El relato se erige como una voz de supervivencia en un mundo precario, un mundo en crisis. La huida parece lo más lógico, aunque no sabemos el motivo por el que huye el niño, sin embargo, la huida insufla aire a la narración. Contrapunto a una realidad, la actual que se desvive en forjar unas normas cada vez más alejadas de lo natural, olvidando el principio barroco de que la realidad es un engaño, un engaño para el ojo, pero también para los sentidos. El niño aparece atrapado en una huida descarnada, a vida o muerte, pero se nos aparece como un ser que lucha por encontrar su libertad partiendo desde el más absoluto desconocimiento de la realidad circundante, como en esta vida precaria que nos empeñamos en disfrazar con objetos que nos alejen de ese sufrimiento de estar vivo.
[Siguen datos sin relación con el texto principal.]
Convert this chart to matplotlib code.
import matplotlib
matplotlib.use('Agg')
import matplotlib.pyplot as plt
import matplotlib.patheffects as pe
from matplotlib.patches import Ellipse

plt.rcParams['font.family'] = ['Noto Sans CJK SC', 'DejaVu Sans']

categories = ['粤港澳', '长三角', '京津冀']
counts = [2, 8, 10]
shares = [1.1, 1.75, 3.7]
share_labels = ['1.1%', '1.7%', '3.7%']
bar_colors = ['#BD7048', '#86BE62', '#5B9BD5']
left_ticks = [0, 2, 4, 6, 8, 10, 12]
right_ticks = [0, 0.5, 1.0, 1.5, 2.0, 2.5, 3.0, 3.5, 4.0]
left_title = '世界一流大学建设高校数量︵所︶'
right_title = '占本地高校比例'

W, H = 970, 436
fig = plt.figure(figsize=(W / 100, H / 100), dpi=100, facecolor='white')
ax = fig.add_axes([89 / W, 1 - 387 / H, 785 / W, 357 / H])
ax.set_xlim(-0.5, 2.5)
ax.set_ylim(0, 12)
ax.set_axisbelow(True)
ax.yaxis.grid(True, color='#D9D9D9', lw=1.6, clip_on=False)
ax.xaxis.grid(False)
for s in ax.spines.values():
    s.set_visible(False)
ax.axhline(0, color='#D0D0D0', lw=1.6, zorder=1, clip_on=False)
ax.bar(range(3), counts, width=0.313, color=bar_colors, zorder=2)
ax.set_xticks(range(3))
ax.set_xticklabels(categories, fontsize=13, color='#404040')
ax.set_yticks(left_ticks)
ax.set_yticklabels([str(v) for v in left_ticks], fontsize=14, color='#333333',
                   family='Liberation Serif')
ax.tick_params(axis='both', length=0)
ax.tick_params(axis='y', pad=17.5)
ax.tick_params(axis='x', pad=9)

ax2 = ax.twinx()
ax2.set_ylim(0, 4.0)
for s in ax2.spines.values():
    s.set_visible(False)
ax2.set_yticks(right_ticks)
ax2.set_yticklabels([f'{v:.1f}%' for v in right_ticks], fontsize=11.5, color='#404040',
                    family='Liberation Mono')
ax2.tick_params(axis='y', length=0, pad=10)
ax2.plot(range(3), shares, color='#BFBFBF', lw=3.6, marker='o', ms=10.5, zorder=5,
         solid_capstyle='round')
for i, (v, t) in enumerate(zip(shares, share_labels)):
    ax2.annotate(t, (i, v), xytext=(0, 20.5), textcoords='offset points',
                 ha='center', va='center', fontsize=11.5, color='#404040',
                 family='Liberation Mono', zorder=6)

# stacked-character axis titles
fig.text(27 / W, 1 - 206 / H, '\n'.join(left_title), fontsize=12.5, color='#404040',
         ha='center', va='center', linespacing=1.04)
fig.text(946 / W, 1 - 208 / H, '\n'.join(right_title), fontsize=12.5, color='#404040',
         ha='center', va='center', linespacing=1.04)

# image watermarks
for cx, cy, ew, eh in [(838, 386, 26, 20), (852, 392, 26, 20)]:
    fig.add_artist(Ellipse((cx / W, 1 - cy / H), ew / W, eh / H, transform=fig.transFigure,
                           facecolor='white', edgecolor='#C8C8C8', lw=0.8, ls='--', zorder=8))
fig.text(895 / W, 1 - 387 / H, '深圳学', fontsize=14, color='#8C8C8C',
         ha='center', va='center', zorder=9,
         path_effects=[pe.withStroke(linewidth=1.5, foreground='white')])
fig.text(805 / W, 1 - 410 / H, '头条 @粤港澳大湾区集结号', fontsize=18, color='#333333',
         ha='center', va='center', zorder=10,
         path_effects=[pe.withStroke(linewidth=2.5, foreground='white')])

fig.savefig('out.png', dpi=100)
Todos los personajes de la novela, con la excepción del cabrero y del niño, parecen pertenecer a ese mundo de vencedores o vencidos, movidos por una inercia de temores y amenazas, que no dudan en confabularse para delatar su precaria existencia en un lugar al que parece que no se accede mediante ningún mapa, tan solo mediante el discurso insobornable de un escritor que conoce bien la vida rural y su hermoso vocabulario, un léxico al que el lector medio actual no está acostumbrado, inmerso en lecturas urbanas y poses de indolencia y decadentismo literario, no real.
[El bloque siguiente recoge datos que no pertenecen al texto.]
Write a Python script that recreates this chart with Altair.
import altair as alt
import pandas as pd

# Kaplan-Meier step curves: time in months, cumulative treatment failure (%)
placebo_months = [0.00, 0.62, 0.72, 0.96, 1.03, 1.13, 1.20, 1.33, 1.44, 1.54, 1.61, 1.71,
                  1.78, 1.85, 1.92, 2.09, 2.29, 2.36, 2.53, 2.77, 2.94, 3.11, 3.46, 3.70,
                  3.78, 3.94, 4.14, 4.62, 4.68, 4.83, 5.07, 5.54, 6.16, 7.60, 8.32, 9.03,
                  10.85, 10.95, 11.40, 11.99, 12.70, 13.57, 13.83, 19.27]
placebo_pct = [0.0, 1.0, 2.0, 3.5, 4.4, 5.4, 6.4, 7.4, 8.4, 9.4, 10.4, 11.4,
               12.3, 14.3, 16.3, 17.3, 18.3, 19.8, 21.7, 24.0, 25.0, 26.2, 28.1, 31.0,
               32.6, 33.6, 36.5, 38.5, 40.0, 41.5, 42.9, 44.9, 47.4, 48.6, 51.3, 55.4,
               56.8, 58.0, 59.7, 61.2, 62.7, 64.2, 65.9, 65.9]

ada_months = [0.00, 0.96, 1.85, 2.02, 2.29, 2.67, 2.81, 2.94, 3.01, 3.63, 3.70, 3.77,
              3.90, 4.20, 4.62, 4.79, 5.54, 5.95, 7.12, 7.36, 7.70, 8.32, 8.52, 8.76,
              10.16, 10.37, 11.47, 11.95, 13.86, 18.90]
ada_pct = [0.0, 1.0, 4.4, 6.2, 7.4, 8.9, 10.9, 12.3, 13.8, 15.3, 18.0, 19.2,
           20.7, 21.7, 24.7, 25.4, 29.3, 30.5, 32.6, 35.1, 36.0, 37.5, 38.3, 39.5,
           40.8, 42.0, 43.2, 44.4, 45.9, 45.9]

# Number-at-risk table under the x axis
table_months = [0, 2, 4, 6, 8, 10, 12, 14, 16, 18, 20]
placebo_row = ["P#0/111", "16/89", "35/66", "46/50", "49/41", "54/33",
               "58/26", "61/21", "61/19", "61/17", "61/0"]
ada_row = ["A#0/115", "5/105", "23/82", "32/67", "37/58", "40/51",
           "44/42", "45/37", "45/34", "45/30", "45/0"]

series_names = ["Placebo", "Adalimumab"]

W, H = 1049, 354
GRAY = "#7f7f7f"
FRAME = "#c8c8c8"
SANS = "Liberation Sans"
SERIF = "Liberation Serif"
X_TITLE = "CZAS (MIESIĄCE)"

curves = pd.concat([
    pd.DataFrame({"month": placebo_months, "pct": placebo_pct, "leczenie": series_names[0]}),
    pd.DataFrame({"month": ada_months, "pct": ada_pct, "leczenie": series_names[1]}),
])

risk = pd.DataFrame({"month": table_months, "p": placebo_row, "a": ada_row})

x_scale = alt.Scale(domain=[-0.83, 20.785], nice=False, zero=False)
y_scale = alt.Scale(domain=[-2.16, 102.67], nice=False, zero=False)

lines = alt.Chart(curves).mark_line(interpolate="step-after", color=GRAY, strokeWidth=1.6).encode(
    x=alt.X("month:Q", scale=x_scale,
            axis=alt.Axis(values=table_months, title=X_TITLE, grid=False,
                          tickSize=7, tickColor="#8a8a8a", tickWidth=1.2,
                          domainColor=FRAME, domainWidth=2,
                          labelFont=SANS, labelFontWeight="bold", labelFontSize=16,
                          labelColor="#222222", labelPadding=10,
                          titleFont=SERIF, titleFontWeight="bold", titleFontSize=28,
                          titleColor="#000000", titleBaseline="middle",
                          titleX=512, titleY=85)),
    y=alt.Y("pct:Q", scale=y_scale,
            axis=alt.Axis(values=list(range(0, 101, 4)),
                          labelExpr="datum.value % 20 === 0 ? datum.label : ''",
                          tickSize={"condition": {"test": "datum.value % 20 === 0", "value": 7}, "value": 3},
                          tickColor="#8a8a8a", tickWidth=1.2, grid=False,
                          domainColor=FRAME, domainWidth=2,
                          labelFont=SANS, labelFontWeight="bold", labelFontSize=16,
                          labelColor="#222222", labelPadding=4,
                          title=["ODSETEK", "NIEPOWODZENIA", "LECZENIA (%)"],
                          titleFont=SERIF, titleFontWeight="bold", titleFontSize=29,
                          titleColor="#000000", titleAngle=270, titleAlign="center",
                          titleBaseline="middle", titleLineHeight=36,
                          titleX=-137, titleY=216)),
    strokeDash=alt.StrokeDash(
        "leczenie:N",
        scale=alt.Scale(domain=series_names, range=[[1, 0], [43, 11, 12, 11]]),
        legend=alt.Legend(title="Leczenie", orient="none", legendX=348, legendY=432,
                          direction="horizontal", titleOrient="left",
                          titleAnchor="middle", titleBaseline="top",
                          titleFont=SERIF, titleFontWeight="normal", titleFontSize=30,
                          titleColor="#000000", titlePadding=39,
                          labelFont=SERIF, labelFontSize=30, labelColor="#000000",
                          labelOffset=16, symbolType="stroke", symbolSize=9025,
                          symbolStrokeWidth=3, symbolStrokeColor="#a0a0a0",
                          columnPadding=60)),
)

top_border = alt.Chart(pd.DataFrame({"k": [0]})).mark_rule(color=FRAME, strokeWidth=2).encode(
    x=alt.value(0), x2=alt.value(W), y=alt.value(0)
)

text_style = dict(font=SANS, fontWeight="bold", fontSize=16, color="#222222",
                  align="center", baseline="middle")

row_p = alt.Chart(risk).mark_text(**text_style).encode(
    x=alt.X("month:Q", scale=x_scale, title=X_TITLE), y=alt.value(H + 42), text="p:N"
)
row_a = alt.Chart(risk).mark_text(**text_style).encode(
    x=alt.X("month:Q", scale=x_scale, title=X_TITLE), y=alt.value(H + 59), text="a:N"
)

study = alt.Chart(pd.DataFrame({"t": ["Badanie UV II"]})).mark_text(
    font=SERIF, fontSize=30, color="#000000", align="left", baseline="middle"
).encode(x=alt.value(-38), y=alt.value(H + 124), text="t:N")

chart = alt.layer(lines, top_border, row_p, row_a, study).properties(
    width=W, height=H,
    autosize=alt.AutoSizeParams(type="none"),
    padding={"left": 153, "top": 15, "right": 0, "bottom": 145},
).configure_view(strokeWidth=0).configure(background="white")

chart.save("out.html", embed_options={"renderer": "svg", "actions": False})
También se acerca el relato a la realidad tosca e hiriente que encontramos en las páginas del Cela más tremendista, el de La familia de Pascual Duarte, y la dureza y parquedad del vocabulario empleado. Un diálogo corto y directo para personajes que prefieren no hablar sino actuar ante el cainismo, la codicia o la pura maldad que parece mover a los personajes secundarios de este relato sorprendente.
Si me permiten la referencia cinematográfica, hablaría de los paisajes que aparecen en la inmensidad ardiente e inhóspita de la película La caza, de Carlos Saura, que recuerdan a estos paisajes resecos y maltratados por la sequía duradera de Intemperie.
Una narración brillante para tiempos oscuros en lo literario, dominio del lenguaje, figuras sorprendentes, en especial, las que juegan con la mezcla de lo rural y de lo moderno, como una llamada de atención ante la mezcla de dos mundos que están condenados a no entenderse jamás. Esta novela es un auténtico placer estético que afirma la precariedad vital de un mundo abocado a desaparecer.